Exercise 1. Given a DataFrame with 'department' and 'salary' columns, use groupby().transform('mean') to add a new column 'dept_avg_salary' that shows each department's average salary on every row.

Solution to Exercise 1

Use transform('mean') to broadcast the group mean to every row.

import pandas as pd

df = pd.DataFrame({
    'department': ['IT', 'IT', 'HR', 'HR', 'IT'],
    'salary': [70000, 65000, 50000, 55000, 72000]
})
df['dept_avg_salary'] = df.groupby('department')['salary'].transform('mean')
print(df)

Exercise 2. Use transform to normalize values within each group: for each group, compute (x - mean) / std. Add the result as a 'normalized' column.

Solution to Exercise 2

Apply a lambda that computes z-scores within each group.

import pandas as pd

df = pd.DataFrame({
    'group': ['A', 'A', 'A', 'B', 'B', 'B'],
    'value': [10, 20, 30, 100, 200, 300]
})
df['normalized'] = df.groupby('group')['value'].transform(
    lambda x: (x - x.mean()) / x.std()
)
print(df)

Exercise 3. Use transform('sum') to compute each row's value as a percentage of its group total.
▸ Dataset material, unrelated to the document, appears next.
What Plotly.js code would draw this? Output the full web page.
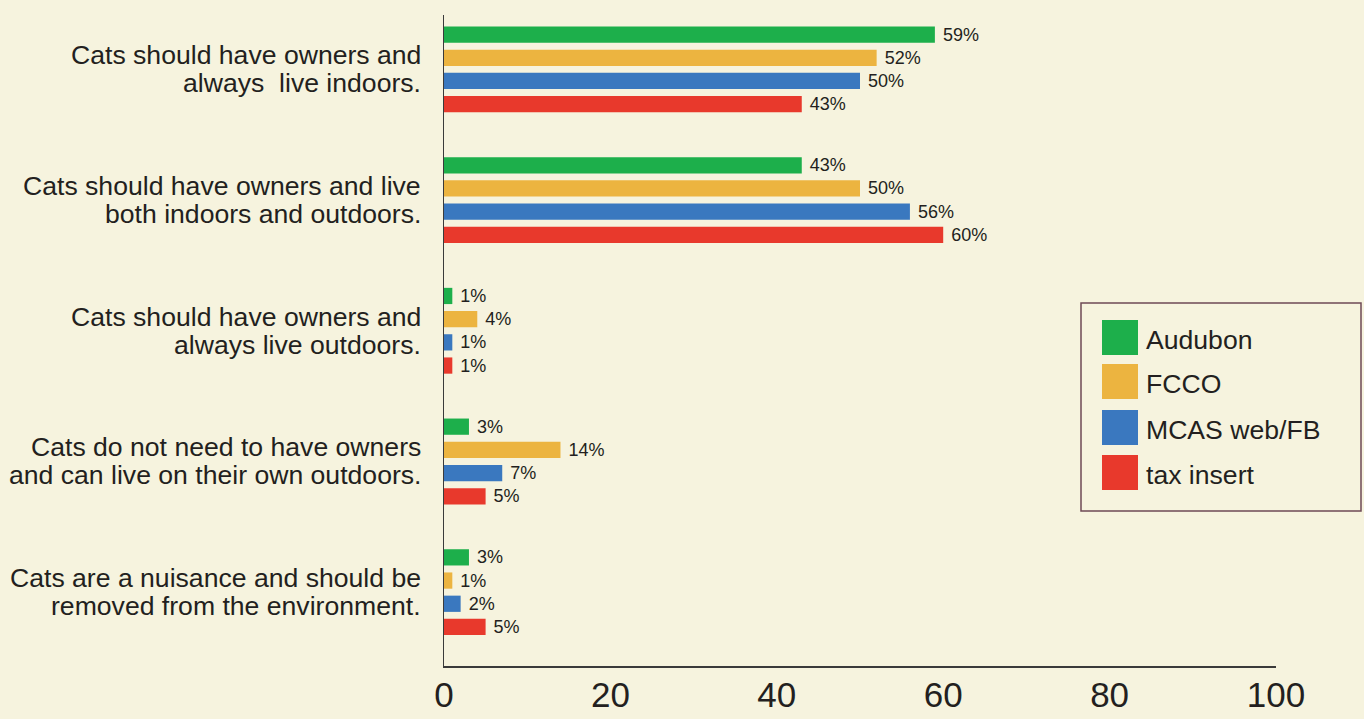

Add a column 'pct_of_group' that shows what fraction each row contributes to its group's total.

Solution to Exercise 3

Divide each value by the group sum using transform.

import pandas as pd

df = pd.DataFrame({
    'region': ['East', 'East', 'West', 'West'],
    'sales': [100, 300, 200, 200]
})
df['pct_of_group'] = df['sales'] / df.groupby('region')['sales'].transform('sum')
print(df)